-- Start DATA ROWS --

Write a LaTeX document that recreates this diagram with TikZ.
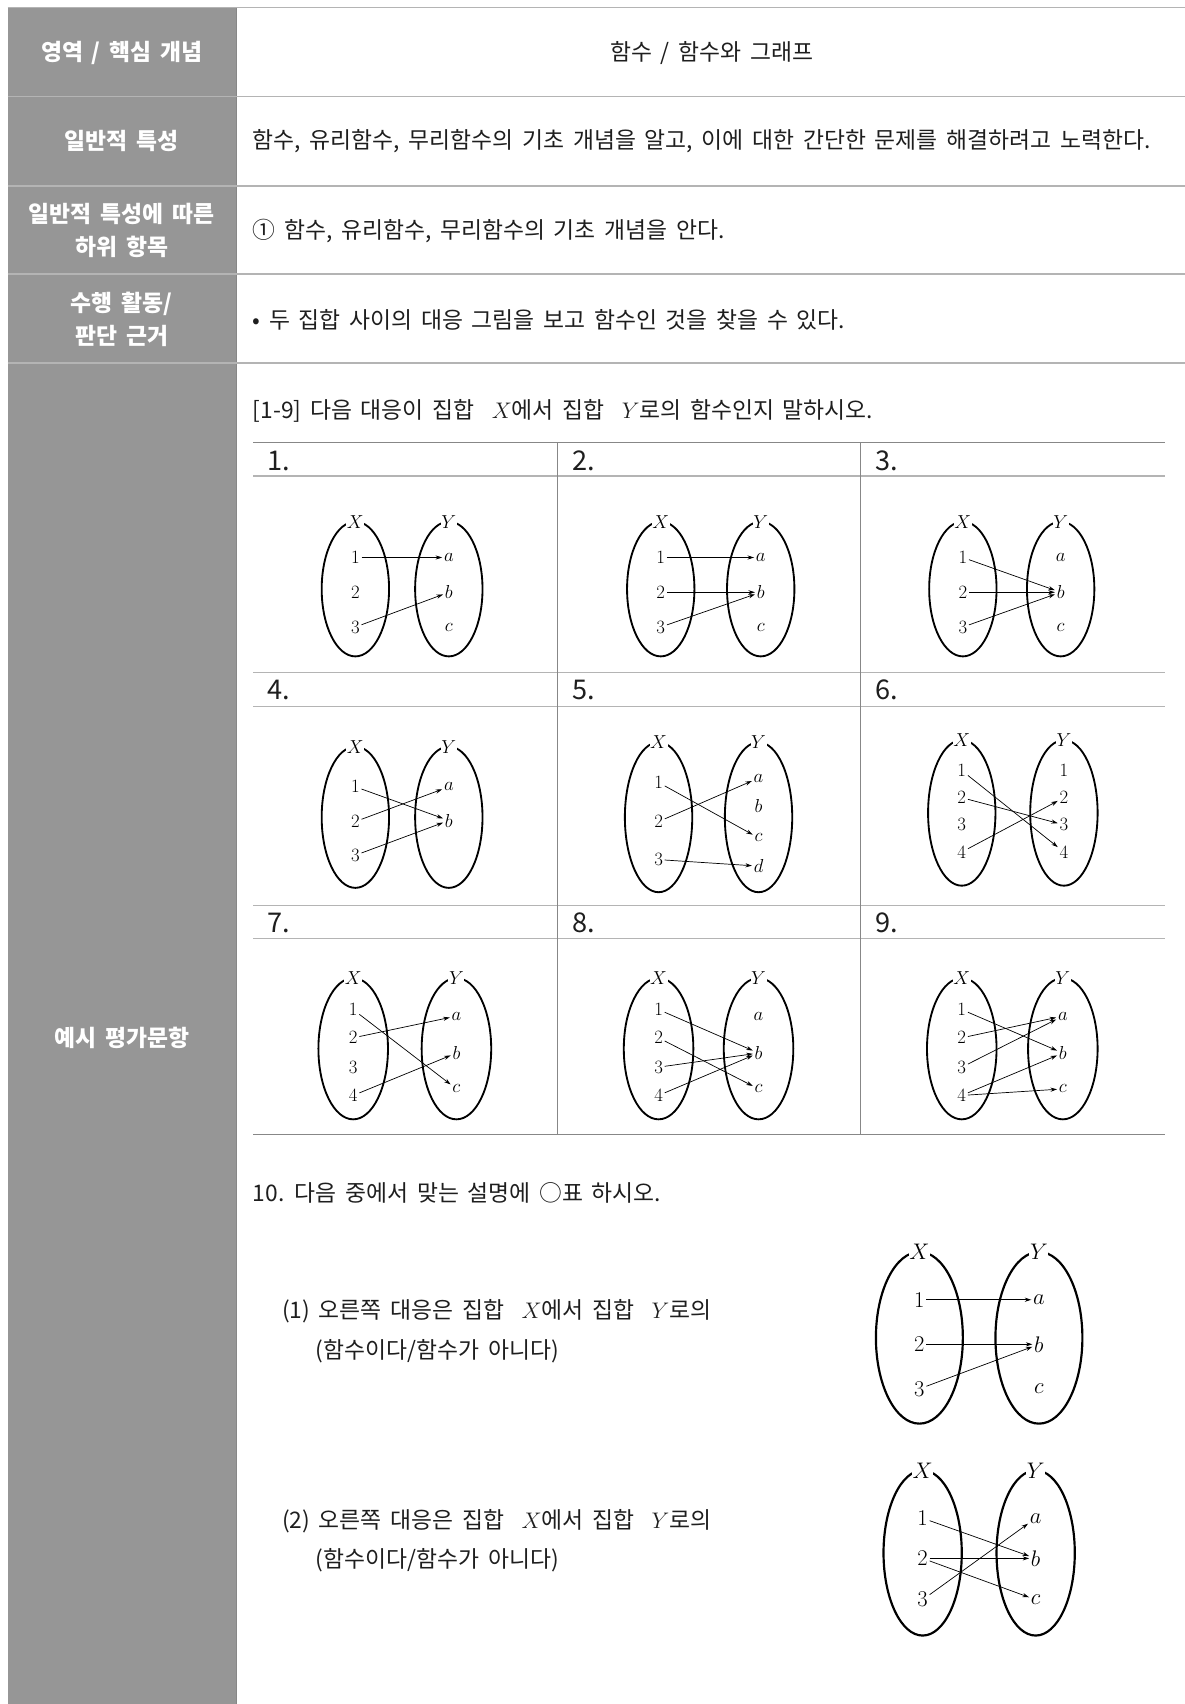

-- End DATA ROWS --
-- Start DATA ROWS --

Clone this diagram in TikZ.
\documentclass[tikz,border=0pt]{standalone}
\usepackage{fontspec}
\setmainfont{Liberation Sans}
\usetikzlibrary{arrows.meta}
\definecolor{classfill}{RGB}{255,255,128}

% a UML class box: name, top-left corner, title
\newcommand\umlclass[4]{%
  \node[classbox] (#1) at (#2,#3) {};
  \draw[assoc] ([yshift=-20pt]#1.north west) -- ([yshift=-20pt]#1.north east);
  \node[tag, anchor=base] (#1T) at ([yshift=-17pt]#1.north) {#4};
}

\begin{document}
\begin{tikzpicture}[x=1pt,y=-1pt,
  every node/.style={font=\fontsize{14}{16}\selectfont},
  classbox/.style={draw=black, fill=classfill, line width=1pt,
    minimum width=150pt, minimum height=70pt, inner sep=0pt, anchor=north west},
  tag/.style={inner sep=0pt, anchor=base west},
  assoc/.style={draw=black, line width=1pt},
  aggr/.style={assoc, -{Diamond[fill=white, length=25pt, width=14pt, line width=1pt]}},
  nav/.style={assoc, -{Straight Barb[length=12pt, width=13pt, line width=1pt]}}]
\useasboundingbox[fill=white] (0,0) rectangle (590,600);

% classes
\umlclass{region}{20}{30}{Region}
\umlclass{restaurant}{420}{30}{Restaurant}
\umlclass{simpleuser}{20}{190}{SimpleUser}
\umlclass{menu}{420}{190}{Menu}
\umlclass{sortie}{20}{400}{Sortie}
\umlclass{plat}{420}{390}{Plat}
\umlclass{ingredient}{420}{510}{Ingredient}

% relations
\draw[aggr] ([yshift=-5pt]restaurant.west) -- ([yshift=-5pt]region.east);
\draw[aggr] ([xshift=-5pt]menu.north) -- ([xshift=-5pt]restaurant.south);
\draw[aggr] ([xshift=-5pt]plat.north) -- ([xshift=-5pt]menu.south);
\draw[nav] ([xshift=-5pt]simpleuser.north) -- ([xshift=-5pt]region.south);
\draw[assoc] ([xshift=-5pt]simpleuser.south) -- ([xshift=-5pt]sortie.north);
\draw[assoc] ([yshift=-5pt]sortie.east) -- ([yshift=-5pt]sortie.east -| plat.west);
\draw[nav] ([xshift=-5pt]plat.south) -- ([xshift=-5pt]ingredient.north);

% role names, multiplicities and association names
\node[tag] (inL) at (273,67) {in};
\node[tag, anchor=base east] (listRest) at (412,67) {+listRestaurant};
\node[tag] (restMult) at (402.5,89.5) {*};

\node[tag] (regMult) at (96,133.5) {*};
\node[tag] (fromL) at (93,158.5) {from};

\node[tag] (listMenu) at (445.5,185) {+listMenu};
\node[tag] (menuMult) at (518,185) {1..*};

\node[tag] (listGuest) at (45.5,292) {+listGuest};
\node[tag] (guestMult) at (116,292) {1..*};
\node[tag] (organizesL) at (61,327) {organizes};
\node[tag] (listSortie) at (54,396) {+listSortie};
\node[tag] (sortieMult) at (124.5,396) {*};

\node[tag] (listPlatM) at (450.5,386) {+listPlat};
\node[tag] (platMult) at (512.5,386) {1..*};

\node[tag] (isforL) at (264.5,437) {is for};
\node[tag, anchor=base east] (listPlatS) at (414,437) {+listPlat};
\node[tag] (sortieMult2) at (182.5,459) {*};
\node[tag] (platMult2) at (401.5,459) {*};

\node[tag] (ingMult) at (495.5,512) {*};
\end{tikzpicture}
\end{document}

-- End DATA ROWS --
-- Start DATA ROWS --

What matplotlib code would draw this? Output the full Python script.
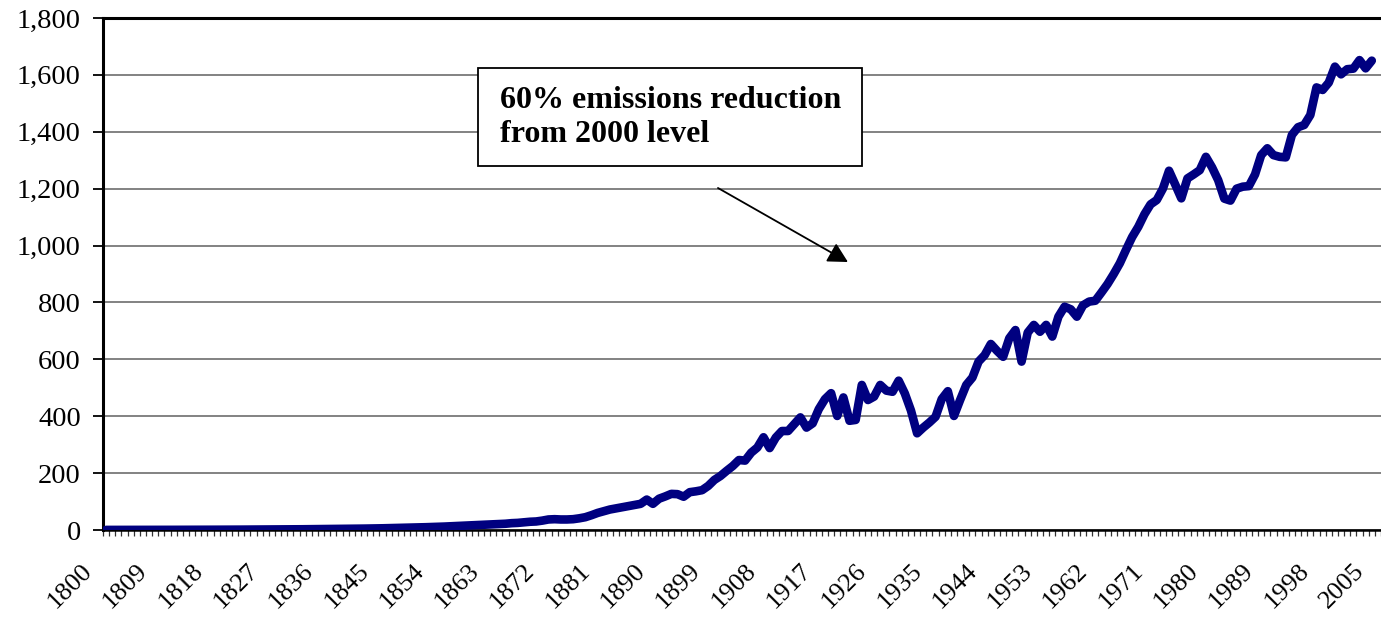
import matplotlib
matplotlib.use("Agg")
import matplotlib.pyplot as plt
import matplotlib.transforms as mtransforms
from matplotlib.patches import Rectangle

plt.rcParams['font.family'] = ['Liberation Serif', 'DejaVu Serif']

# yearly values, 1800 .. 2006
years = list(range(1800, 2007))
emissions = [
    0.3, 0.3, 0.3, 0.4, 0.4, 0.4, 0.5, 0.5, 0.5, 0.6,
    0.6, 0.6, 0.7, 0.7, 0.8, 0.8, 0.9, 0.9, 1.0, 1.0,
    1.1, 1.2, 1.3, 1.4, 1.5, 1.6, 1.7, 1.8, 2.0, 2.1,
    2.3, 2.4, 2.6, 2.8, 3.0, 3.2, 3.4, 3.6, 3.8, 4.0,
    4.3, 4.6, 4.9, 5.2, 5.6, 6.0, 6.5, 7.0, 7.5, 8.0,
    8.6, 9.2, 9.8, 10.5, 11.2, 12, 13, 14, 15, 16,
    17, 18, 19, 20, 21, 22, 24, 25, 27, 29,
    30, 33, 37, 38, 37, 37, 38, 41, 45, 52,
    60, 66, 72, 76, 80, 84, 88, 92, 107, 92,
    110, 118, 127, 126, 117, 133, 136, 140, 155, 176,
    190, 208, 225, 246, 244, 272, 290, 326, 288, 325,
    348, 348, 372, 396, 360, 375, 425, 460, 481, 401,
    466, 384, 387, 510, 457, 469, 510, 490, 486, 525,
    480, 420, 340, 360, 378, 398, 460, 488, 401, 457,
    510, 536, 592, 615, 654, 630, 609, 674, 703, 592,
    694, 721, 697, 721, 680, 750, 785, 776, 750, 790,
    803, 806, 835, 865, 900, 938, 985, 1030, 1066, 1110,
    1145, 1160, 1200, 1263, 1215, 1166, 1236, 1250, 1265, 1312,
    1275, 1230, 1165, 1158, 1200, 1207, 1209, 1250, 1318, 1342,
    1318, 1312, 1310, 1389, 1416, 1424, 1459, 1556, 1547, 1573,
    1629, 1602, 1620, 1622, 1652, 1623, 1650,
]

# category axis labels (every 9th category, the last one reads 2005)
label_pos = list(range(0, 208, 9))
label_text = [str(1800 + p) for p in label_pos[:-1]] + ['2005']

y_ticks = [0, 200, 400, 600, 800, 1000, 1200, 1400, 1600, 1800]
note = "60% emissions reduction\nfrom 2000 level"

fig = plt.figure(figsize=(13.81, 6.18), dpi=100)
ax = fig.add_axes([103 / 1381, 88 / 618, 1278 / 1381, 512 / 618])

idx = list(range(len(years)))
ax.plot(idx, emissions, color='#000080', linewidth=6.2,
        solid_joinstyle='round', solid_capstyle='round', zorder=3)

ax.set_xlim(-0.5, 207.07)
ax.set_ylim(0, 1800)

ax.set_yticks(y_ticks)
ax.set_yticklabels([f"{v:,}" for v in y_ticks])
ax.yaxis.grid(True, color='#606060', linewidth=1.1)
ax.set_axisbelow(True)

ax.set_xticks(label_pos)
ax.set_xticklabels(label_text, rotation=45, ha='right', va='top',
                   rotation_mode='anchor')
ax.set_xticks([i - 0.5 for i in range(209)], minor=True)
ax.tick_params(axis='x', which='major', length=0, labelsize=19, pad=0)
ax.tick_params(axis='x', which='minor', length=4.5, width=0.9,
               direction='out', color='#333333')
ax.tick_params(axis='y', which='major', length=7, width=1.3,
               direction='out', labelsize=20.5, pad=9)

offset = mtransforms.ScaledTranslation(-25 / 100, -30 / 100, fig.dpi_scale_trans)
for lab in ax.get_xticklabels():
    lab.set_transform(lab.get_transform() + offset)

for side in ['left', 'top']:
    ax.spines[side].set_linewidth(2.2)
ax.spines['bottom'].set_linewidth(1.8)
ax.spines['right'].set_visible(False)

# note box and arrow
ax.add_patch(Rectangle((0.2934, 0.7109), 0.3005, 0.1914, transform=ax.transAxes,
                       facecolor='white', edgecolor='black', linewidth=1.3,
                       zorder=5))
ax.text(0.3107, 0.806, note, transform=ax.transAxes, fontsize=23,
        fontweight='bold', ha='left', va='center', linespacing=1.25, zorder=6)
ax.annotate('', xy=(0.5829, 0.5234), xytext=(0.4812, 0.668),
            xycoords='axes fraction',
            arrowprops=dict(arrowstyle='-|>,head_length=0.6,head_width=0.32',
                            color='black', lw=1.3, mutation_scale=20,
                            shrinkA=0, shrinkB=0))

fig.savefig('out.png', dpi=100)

-- End DATA ROWS --

## WHAT IS NEEDED
Gather up the lines that contain the word "this".

## SOLUTION
Write a LaTeX document that recreates this diagram with TikZ.
Clone this diagram in TikZ.
What matplotlib code would draw this? Output the full Python script.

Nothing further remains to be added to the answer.